I read the new yorker article and couldn't figure out what point the author was trying to make, so I googled it to see if I could find an explanation, and that's how I came across your blog post.

I really didn't understand the point you were making about why the accused didn't hear the gunshot. If, as you are saying, a person who doesn't expect a gunshot won't hear one, then NO ONE would have heard it except the shooter. but the other bystanders did hear it. the idea that she didn't hear it because she was in a euphoric embrace with her daughter is pure speculation, hardly something to hang your hat on.

the prosecution posed an alternative explanation--that she wasn't really at the scene and because she knew the shooter intended to use a silencer, not hearing the shot was to have been part of a consistent story. that doesn't sound like the most ridiculous theory i've ever heard. maybe it's wrong, but you and i as readers have no way of knowing whether it's wrong.

I have no idea whether this woman is guilty or not. maybe she got a raw deal, and that would certainly be a travesty.
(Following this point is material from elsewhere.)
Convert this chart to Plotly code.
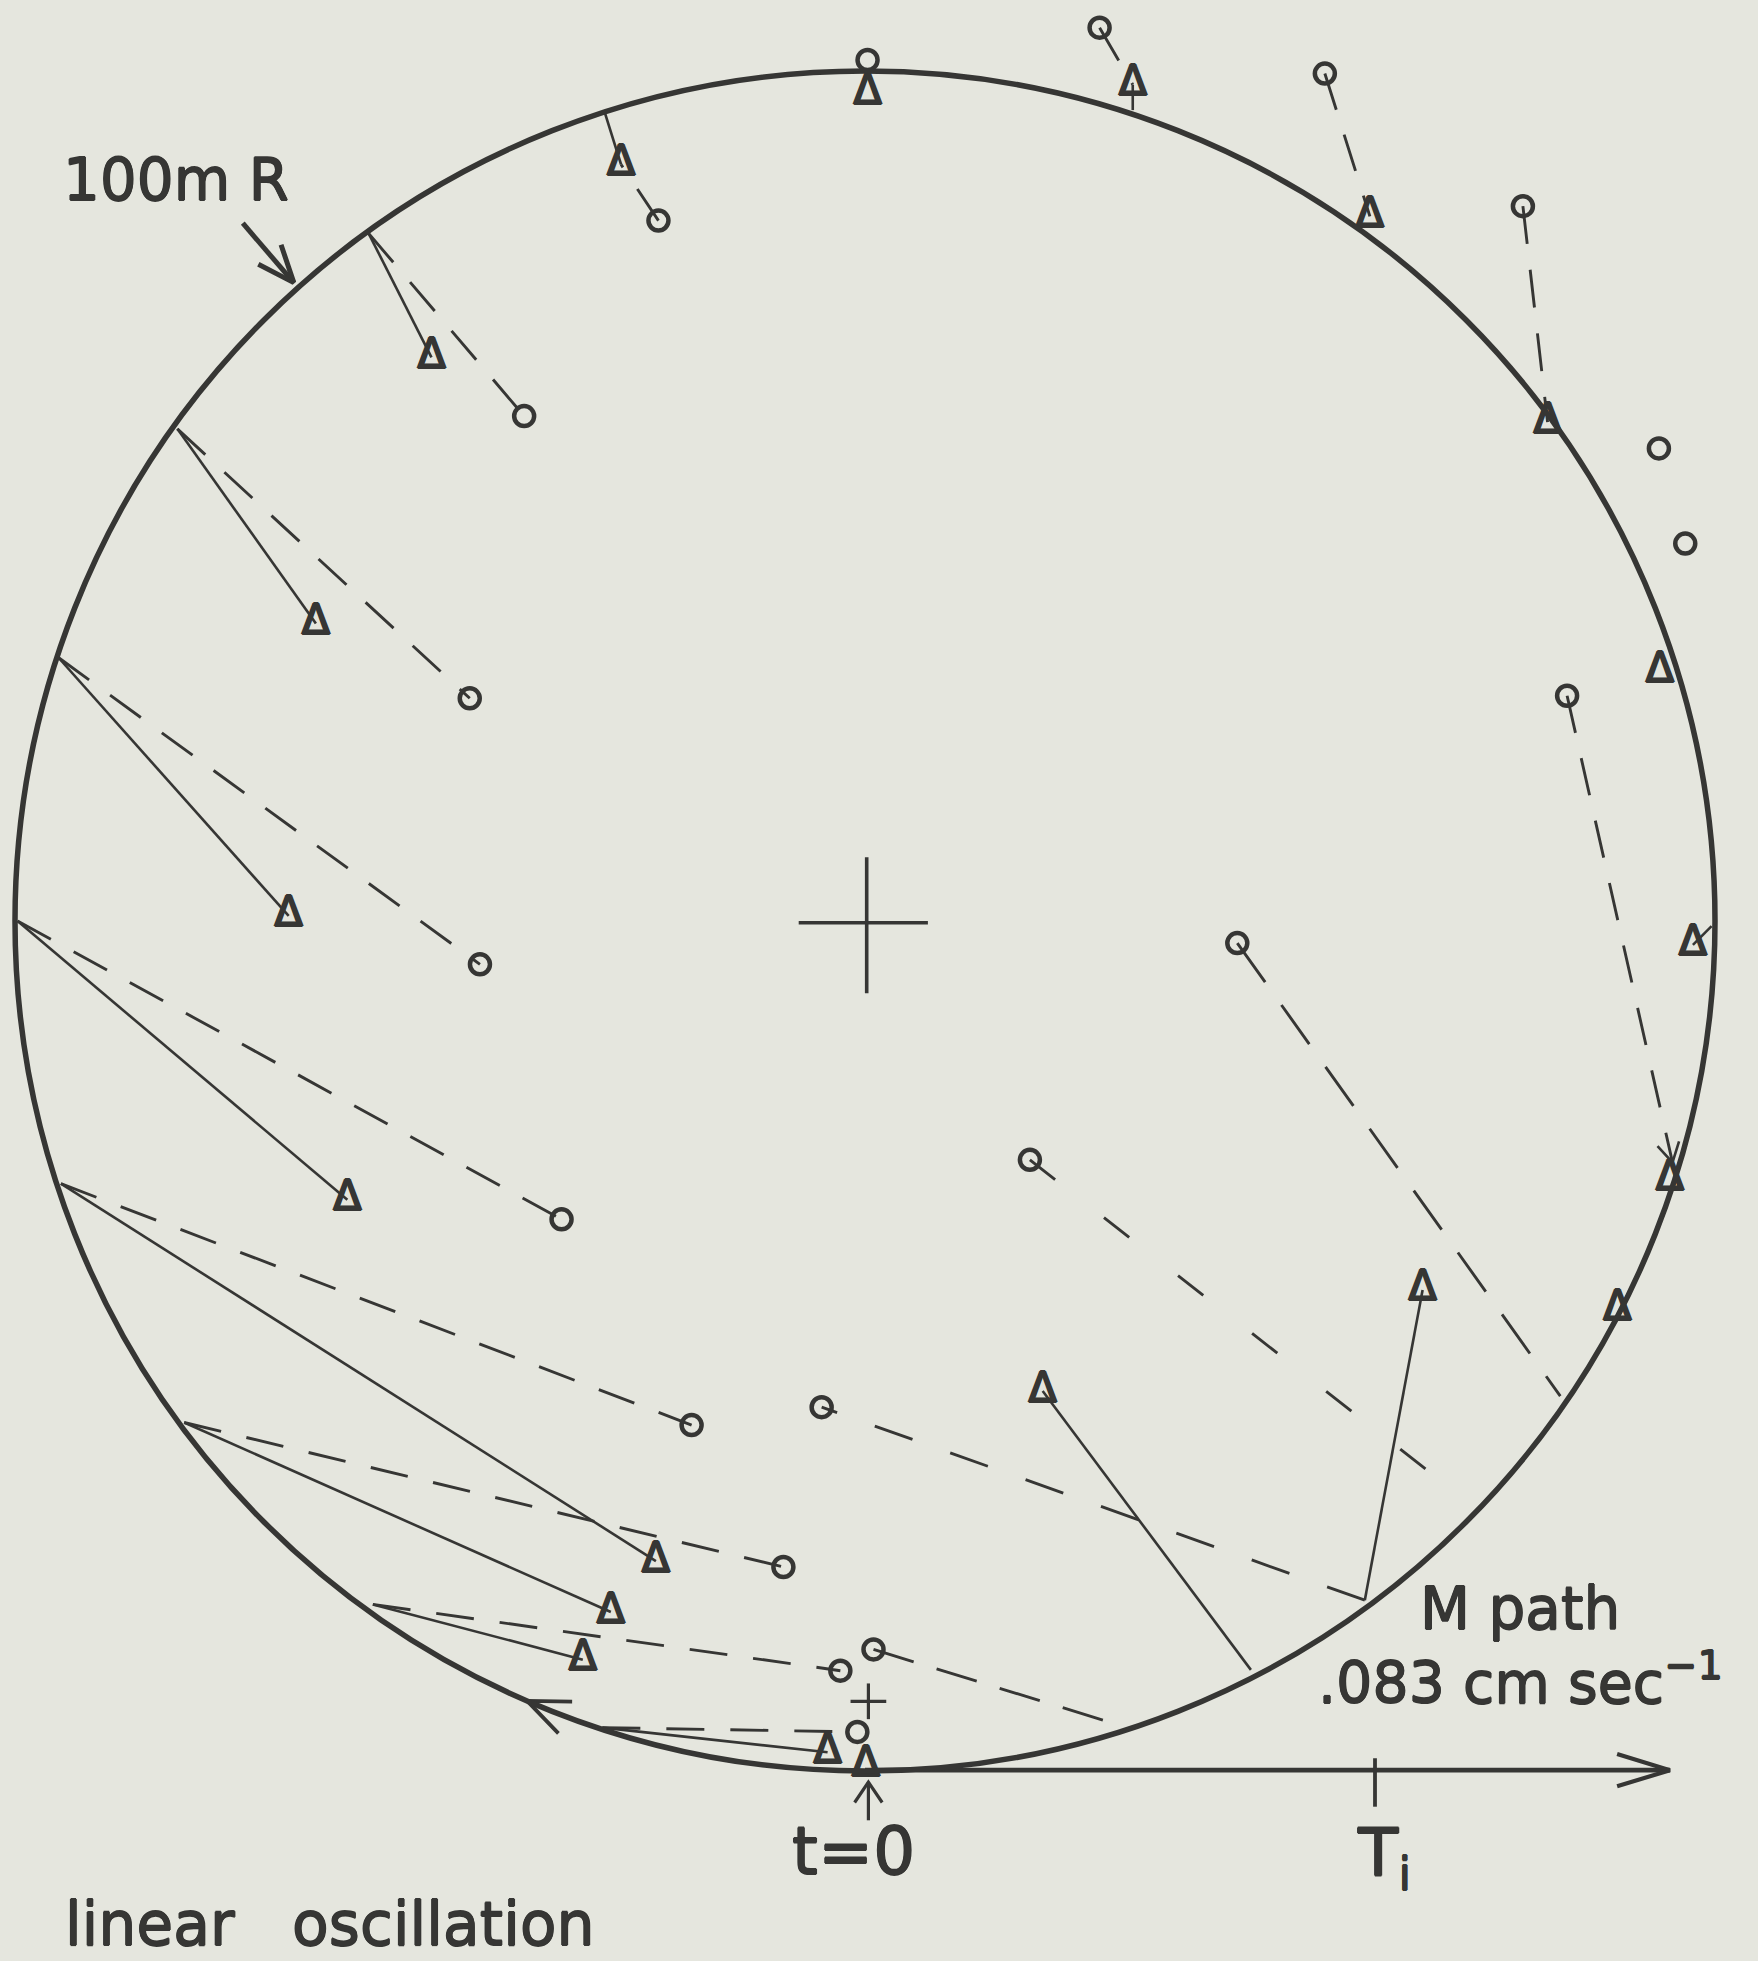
import math
import plotly.graph_objects as go

# ---------------------------------------------------------------------------
# Positions in metres, measured from the centre of the 100 m inertial circle
# ---------------------------------------------------------------------------
circle_radius = 100.0

# observed positions (o)
obs_x = [0.3, 27.6, 54.1, 77.4, 93.4, 96.5, 82.6, 43.8, 19.4, -5.1, 1.0, -2.9, -0.9,
         -24.3, -40.1, -46.5, -45.3, -35.7, -20.4, -9.6]
obs_y = [101.3, 105.1, 99.7, 84.1, 55.6, 44.4, 26.5, -2.6, -28.1, -57.2, -85.7, -88.2, -95.4,
         82.4, 59.4, 26.2, -5.1, -35.1, -59.3, -76.0]

# predicted positions (triangles); index 11 is the t = 0 point
pred_x = [0.3, 31.5, 59.4, 80.3, 93.5, 97.4, 94.7, 88.5, 65.6, 20.9, -4.4, 0.1,
          -28.7, -51.0, -64.6, -67.8, -60.9, -24.6, -29.9, -33.2]
pred_y = [97.4, 98.4, 82.9, 58.7, 29.4, -2.8, -30.4, -45.7, -43.4, -55.3, -97.8, -99.4,
          89.0, 66.3, 35.0, 0.6, -32.8, -75.3, -81.3, -86.9]

# release points on the circle, with the predicted / observed position each one leads to
release_x = [31.5, 99.6, 58.8, 45.4, -30.7, -58.4, -80.9, -94.9, -99.7, -94.6, -80.1, -57.9, -30.9]
release_y = [95.4, -0.6, -79.9, -88.1, 95.4, 80.9, 57.9, 31.0, 0.0, -30.9, -59.0, -80.4, -94.9]
release_pred = [1, 5, 8, 9, 12, 13, 14, 15, 16, 17, 18, 19, 10]
release_obs = [None, None, 9, None, None, 14, 15, 16, 17, 18, 19, 11, 12]

# dashed links observed -> predicted (obs index, pred index)
obs_pred_links = [(1, 1), (2, 2), (3, 3), (13, 12)]

# dashed tracks from observed positions back to the circle
track_obs = [6, 7, 8, 10]
track_end_x = [95.0, 81.8, 69.7, 29.9]
track_end_y = [-28.4, -55.9, -67.4, -94.6]

# mean (M) path along the bottom tangent, starting at t = 0
m_path_y = -99.9
m_path_start = 0.0
m_path_end = 94.7
inertial_period_x = 60.0

# small reference cross above t = 0
small_cross = (0.4, -91.8)

# ---------------------------------------------------------------------------
# Styling
# ---------------------------------------------------------------------------
BG = "#e5e6de"
INK = "#363634"
FONT = "DejaVu Sans"
PX_PER_M = 8.5
CENTRE_PX = (865, 921)
FIG_W, FIG_H = 1758, 1961


def thicken(px):
    return ", ".join(f"{dx}px {dy}px 0 {INK}" for dx, dy in
                     ((px, 0), (-px, 0), (0, px), (0, -px)))


default_dash = "38px,26px"
release_obs_dash = {2: "40px,40px"}
track_dash = {7: "48px,28px", 8: "32px,62px", 10: "42px,24px"}

fig = go.Figure()


def add_segments(xs0, ys0, xs1, ys1, width, dash="solid"):
    xs, ys = [], []
    for a, b, c, d in zip(xs0, ys0, xs1, ys1):
        xs += [a, c, None]
        ys += [b, d, None]
    fig.add_trace(go.Scatter(x=xs, y=ys, mode="lines", hoverinfo="skip",
                             line=dict(color=INK, width=width, dash=dash)))


def arrow_head(tip_x, tip_y, dx, dy, length, half_angle, width):
    n = math.hypot(dx, dy)
    ux, uy = dx / n, dy / n
    xs, ys = [], []
    for s in (1, -1):
        a = math.radians(half_angle) * s
        bx = -ux * math.cos(a) + uy * math.sin(a)
        by = -ux * math.sin(a) - uy * math.cos(a)
        xs.append(tip_x + length * bx)
        ys.append(tip_y + length * by)
    fig.add_trace(go.Scatter(x=[xs[0], tip_x, xs[1]], y=[ys[0], tip_y, ys[1]],
                             mode="lines", hoverinfo="skip",
                             line=dict(color=INK, width=width)))


# solid tracks: release point -> predicted position
add_segments(release_x, release_y,
             [pred_x[i] for i in release_pred], [pred_y[i] for i in release_pred], 2.6)

# dashed tracks: release point -> observed position
for k, j in enumerate(release_obs):
    if j is None:
        continue
    add_segments([release_x[k]], [release_y[k]], [obs_x[j]], [obs_y[j]], 2.9,
                 release_obs_dash.get(k, default_dash))

# dashed links observed -> predicted
for j, i in obs_pred_links:
    add_segments([obs_x[j]], [obs_y[j]], [pred_x[i]], [pred_y[i]], 2.9, default_dash)

# dashed tracks observed -> circle
for j, ex, ey in zip(track_obs, track_end_x, track_end_y):
    add_segments([obs_x[j]], [obs_y[j]], [ex], [ey], 2.9, track_dash.get(j, default_dash))

# small head where the first dashed track meets the circle
j0 = track_obs[0]
arrow_head(track_end_x[0], track_end_y[0],
           track_end_x[0] - obs_x[j0], track_end_y[0] - obs_y[j0], 2.6, 30, 2.6)

# centre cross
add_segments([-7.8, 0.2], [-0.2, 7.5], [7.4, 0.2], [-0.2, -8.5], 3.6)
# small cross
cx, cy = small_cross
add_segments([cx - 2.1, cx], [cy, cy + 2.1], [cx + 2.1, cx], [cy, cy - 2.1], 3.2)

# M path axis with the inertial period tick
add_segments([m_path_start], [m_path_y], [m_path_end], [m_path_y], 4.8)
arrow_head(m_path_end, m_path_y, 1, 0, 6.5, 17, 4.2)
add_segments([inertial_period_x], [m_path_y + 1.4], [inertial_period_x], [m_path_y - 4.3], 3.8)

# arrow marking t = 0
add_segments([pred_x[11] + 0.3], [-105.8], [pred_x[11] + 0.3], [-101.3], 3.2)
arrow_head(pred_x[11] + 0.3, -101.3, 0, 1, 2.9, 34, 3.2)

# direction of motion on the circle
ang = math.atan2(-91.4, -39.6)
tip = (circle_radius * math.cos(ang), circle_radius * math.sin(ang))
arrow_head(tip[0], tip[1], math.sin(ang), -math.cos(ang), 5.3, 22.5, 3.8)

# "100m R" pointer
add_segments([-73.2], [82.1], [-67.2], [75.1], 5.0)
arrow_head(-67.2, 75.1, 6.0, -7.0, 4.7, 22, 5.0)

# observed positions
fig.add_trace(go.Scatter(x=obs_x, y=obs_y, mode="markers", hoverinfo="skip",
                         marker=dict(symbol="circle-open", size=20, color=INK,
                                     line=dict(color=INK, width=4.5))))

# predicted positions
fig.add_trace(go.Scatter(x=pred_x, y=pred_y, mode="text", text=["Δ"] * len(pred_x),
                         textposition="middle center", hoverinfo="skip",
                         textfont=dict(family=FONT, size=42, color=INK,
                                       shadow=thicken(1))))

# the 100 m circle
fig.add_shape(type="circle", xref="x", yref="y",
              x0=-circle_radius, y0=-circle_radius, x1=circle_radius, y1=circle_radius,
              line=dict(color=INK, width=5.5), layer="above")


def label(text, x, y, size, xanchor="left"):
    fig.add_annotation(text=text, x=x, y=y, xref="x", yref="y", showarrow=False,
                       xanchor=xanchor, yanchor="middle",
                       font=dict(family=FONT, size=size, color=INK,
                                 shadow=thicken(0.7)))


label("100m R", -94.6, 87.2, 58)
label("t=0", -1.3, -109.5, 66, xanchor="center")
label("T<sub>i</sub>", 57.6, -110.2, 66)
label("M path", 65.0, -80.9, 58)
label(".083 cm sec<sup>−1</sup>", 53.1, -89.2, 57)
label("linear   oscillation", -94.4, -118.0, 60)

x_lo = -CENTRE_PX[0] / PX_PER_M
x_hi = (FIG_W - CENTRE_PX[0]) / PX_PER_M
y_hi = CENTRE_PX[1] / PX_PER_M
y_lo = (CENTRE_PX[1] - FIG_H) / PX_PER_M

fig.update_layout(
    width=FIG_W, height=FIG_H, autosize=False,
    margin=dict(l=0, r=0, t=0, b=0, pad=0),
    paper_bgcolor=BG, plot_bgcolor=BG, showlegend=False,
    xaxis=dict(range=[x_lo, x_hi], visible=False, fixedrange=True),
    yaxis=dict(range=[y_lo, y_hi], visible=False, fixedrange=True),
)

fig.write_html("out.html", config={"displayModeBar": False})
I also have no idea whether her husband was molesting their daughter--perhaps he was doing so, and if so I have no sympathy for him despite his gruesome end. But I just don't understand what the point of the article was. That bias exists? The author seems pretty biased herself (as in when she calls the prosecutor overweight with a voice like a woman, or makes a phone call to the defense during the trial to help discredit a witness who appears to be crazy--isn't it the defense attorney's job to figure that out himself?)

anyways, we all know bias exists. was this really the most compelling example she could find? the face remains, as the author herself said, Borukhova was inextricably tied to Mallayev through phone records, and mallayev's guilt was well established through forensics. so in the end, however unfair the trial was, why are you so convinced the person was wrongly convicted?

Linda Zises said...

Thanks for you comment. You pose two question, how do we know what the truth is and why did this case get such exposure.

I can't answer either question for certain but.....for me her failure to hear the gunshots is something that has to be explained with more than, she wasn't there. That is what i felt compelling in terms of evidence not explored sufficiently.

The second question of why is this case suddenly so important, can be answered in part because it would make a great film. The different culture, the richness in the clothes worn, the customs are so intriguing etc.. And then there is the fact that the author is elderly and maybe this article is a tribute to her. It did take a great deal of stamina to endure such a lengthy trial and then to do her research and write up her findings. I'm impressed
But the bigger question of guilt or lack of remains a mystery; even more enigmatic because we are only readers of the facts, not the jurors.